FRANSANIN ERMENİ OYUNU

500 Milletvekili olan Fransız parlamentosunda, 50 milletvekilinin katıldığı oturumda, 35 milletvekilinin kabul oyları ile sözde Ermeni soykırımına karşı çıkmak suç sayıldı. Bu kanun senatoda da kabul edildi. Bu gidişle tüm Avrupa ülkeleri, sözde Ermeni soykırımı yasalarını meclislerinden geçirecek.
Fransa böyle bir kanunu çıkarmaya neden gerek duydu? Ermenilerle ilgili konuları, Ülkemize karşı kullanan ülke oldu? 1. Cihan harbi sonucu işkâl ettiği güneydoğu Anadolu bölgemizde; bünyesinde bulunan Ermeni askerleri ile halkımıza nasıl zulüm yaptı? Bütün bu sorular teker, teker akla geliyor.
2. Abdülhamit Cuma namazına giderken, Ermenilere kim sabotaj girişiminde bulundurdu? Fransa ya giden Jön Türkler ile İttihatçıları, Osmanlı İmparatorluğuna karşı kim örgütledi? 31 Mart hareketini kim tertipledi? 31 Mart hareketine Osmanlı Bankasının katkısı ne oldu?
Sorular birbirini takip ediyor. Ülkemizde yıllarca Fransızları, medeniyet timsali olarak algılattırıldık. Fransızca; okullarımızda okutulan en revaçtaki yabancı dildi. Sosyetemiz çocuklarını Fransız asıllı mürebbiyelere eğittiriyor, giyim için Fransa’nın yollarını aşındırıyor, tatillerini orada geçiriyorlardı.

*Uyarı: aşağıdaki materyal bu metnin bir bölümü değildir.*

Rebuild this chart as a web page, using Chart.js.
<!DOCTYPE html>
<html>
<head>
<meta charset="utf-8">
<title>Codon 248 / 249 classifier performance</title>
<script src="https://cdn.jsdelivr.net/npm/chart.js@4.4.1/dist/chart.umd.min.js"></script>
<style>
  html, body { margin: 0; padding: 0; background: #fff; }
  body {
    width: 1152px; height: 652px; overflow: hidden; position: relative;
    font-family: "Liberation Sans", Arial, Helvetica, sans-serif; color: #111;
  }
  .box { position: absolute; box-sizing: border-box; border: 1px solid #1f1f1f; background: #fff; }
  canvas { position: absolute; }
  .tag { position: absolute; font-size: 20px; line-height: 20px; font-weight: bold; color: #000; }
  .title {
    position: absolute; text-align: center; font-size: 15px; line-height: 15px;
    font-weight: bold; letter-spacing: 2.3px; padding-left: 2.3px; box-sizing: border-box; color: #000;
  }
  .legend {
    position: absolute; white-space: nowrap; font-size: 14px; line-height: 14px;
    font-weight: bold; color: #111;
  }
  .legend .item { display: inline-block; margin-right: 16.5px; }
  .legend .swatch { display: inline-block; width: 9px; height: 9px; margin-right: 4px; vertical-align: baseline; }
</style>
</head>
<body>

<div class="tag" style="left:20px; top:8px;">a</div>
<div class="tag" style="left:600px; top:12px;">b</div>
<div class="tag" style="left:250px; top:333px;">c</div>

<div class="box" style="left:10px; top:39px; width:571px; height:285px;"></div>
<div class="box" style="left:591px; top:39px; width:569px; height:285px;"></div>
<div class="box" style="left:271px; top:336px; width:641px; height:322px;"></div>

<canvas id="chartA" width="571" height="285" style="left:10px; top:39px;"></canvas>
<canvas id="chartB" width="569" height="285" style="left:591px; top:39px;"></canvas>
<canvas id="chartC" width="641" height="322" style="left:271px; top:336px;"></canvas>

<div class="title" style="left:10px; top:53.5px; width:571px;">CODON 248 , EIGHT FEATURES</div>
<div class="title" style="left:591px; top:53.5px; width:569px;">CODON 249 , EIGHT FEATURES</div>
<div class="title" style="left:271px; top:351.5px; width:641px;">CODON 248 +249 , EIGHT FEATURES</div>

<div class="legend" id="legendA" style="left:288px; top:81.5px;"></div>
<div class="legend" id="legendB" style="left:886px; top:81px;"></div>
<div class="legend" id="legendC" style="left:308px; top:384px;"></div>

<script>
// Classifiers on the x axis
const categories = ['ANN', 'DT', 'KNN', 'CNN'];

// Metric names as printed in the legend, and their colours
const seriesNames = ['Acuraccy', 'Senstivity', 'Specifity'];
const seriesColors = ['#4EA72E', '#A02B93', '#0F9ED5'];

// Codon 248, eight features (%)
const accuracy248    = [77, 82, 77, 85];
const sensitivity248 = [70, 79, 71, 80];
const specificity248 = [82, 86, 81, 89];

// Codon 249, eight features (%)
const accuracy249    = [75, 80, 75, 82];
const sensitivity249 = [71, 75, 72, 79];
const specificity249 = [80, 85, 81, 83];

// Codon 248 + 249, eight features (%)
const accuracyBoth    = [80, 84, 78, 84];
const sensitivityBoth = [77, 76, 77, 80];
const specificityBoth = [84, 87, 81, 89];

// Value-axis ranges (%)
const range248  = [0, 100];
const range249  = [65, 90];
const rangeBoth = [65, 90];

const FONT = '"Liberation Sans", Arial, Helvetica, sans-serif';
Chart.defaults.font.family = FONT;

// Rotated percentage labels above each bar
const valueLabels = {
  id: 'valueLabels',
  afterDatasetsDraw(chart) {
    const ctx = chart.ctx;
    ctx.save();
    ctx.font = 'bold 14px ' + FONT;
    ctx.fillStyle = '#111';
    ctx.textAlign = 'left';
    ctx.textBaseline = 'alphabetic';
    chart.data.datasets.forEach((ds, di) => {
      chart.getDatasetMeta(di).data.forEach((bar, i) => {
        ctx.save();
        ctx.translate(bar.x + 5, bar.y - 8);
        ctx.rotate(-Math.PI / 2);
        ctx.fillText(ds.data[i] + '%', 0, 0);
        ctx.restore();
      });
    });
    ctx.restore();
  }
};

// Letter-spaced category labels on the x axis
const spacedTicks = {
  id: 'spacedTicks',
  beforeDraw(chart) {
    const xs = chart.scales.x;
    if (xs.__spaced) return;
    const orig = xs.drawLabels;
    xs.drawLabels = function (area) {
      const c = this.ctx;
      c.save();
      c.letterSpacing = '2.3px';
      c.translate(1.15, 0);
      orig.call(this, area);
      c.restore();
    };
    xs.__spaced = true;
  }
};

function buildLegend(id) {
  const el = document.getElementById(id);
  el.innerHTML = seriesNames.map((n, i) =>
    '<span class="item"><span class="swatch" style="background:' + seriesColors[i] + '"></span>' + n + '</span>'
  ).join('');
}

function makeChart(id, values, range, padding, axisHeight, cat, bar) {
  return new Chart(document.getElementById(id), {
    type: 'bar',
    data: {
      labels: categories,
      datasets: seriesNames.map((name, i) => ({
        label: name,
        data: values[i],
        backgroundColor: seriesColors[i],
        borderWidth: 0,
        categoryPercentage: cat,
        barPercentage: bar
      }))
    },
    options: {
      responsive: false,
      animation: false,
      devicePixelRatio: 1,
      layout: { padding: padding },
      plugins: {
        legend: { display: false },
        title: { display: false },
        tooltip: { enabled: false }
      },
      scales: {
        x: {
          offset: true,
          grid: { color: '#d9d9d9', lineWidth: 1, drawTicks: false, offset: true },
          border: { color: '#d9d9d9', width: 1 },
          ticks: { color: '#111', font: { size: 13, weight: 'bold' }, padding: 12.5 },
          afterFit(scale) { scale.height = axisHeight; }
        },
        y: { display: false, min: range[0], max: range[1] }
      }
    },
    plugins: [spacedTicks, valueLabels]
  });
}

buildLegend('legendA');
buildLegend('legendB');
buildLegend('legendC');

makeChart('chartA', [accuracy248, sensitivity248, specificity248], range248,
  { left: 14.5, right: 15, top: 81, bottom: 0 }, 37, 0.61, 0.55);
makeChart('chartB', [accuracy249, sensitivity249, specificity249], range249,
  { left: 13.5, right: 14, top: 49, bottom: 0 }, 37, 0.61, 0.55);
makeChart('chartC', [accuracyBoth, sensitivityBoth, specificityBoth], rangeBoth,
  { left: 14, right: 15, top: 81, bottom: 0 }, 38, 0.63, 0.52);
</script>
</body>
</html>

Fransa’nın bu tutumuna karşı, Ülkemizde bulunan 2000 tane Fransız şirketine karşı tutum takınmak ve mallarına karşı ambargo koymak geçer akçemi? Bunu yaparak ne kazanırız? Oyak, Renault un Türkiye temsilcisi ve üreticisidir. Bir zamanlar askerlerimiz Axa Oyak sigorta Şirketince sigortalanıyordu. Ülkemizde Fransız Bankaları, Galatasaray lisesi, Degol okulları bulunuyor. Yıllarca bu okul mezunları ülkemizi yönetti.

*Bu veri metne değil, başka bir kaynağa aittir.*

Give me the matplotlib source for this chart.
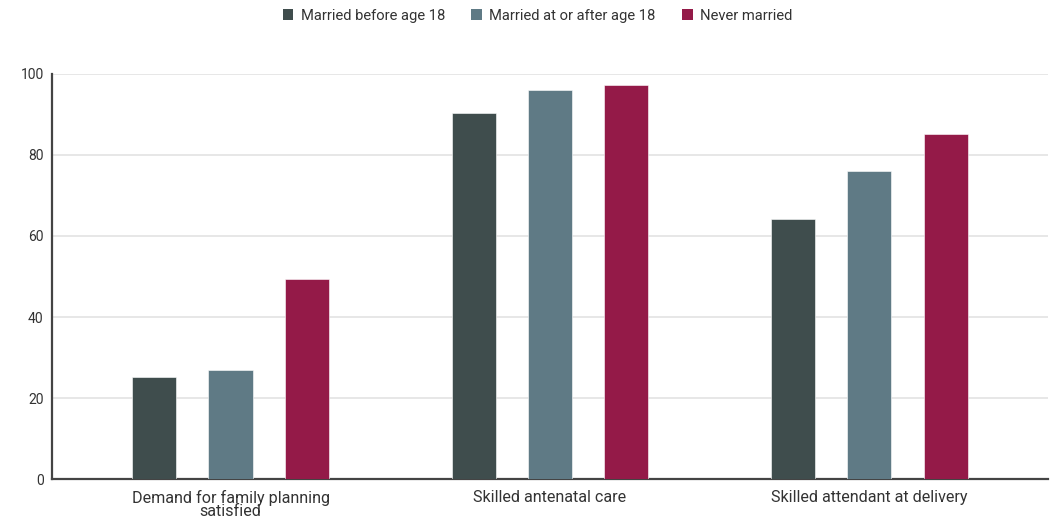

Dış politika, santraç oyunudur. Kimin kimi mat edeceği, oyunu iyi oynayana göre ortaya çıkıyor. Bütün bu oyunlardan, baskılardan kurtulmanın çaresi, ülkemizin ekonomik, kültürel, siyasi olarak güçlü bir ülke olmasıdır. Amerika, İngiltere, Çin, Japonya için böyle bir baskı düşünülebilir mi?
Rusya da komünizm adına, Lenin ve Stalin tarafından milyonlarca insan öldürülmedi mi? Amerika Körfez harbinde milyonlarca insanın kanına girmedi mi? İnsan hakları havarisi kesilen Fransa’nın Cezayir katliamı, Irak harbinde Amerika nın yanında yer alması unutuldu mu? Irakta akan kanda Fransa’nın sorumluluğu yok mu? Fransa’ya ve ülkemize karşı bu oyunları düzenleyen ülkelere karşı ne yapmalıyız?
Onlara onların anlayacağı dilden cevap vermeliyiz. Ambargo ile uğraşmadan, basın yayın yolu ile lobileri devreye sokarak karşı atağa geçmeliyiz.

“Türkler Ermeni soykırımı yapmamıştır" düşünce ve eylemini hapis, para cezasına çarptıracak olan kanunun Fransa'da kabul edilmiş olması karşısında, tarihsel olarak soykırım iddialarına geçersiz kılmaya çalışmak ya da Fransa'nın Cezayir'de yaptığı soykırımı karşı tepki olarak sunmak; tek başına geçerli bir yol değildir. Türkiye'nin ilim ve fikir hayatına yön veren âlimlerin ve entelektüellerin kamuoyunda soykırımı geçersiz kılmak için objektif araştırmalar ortaya koymaları ve bunu enine boyuna tartışmaları gerekmektedir. Bu durum sadece kültürel hayatımıza katkı sağlayacaktır. Soykırımı kabul eden ülkelerin hiçbirisi, tarihi gerçeklere dayanarak bu kararları parlamentolarından geçirmiş değillerdir.
Ermeni gazeteci Hrant Dink şöyle demişti: "Fransa, Ermeni Meselesi hakkında hiçbir söz hakkı bulunmayan bir devlettir. Ermenileri sonuna kadar kullanıp, bir kenara atmış olan Türkiye değil Fransa'dır"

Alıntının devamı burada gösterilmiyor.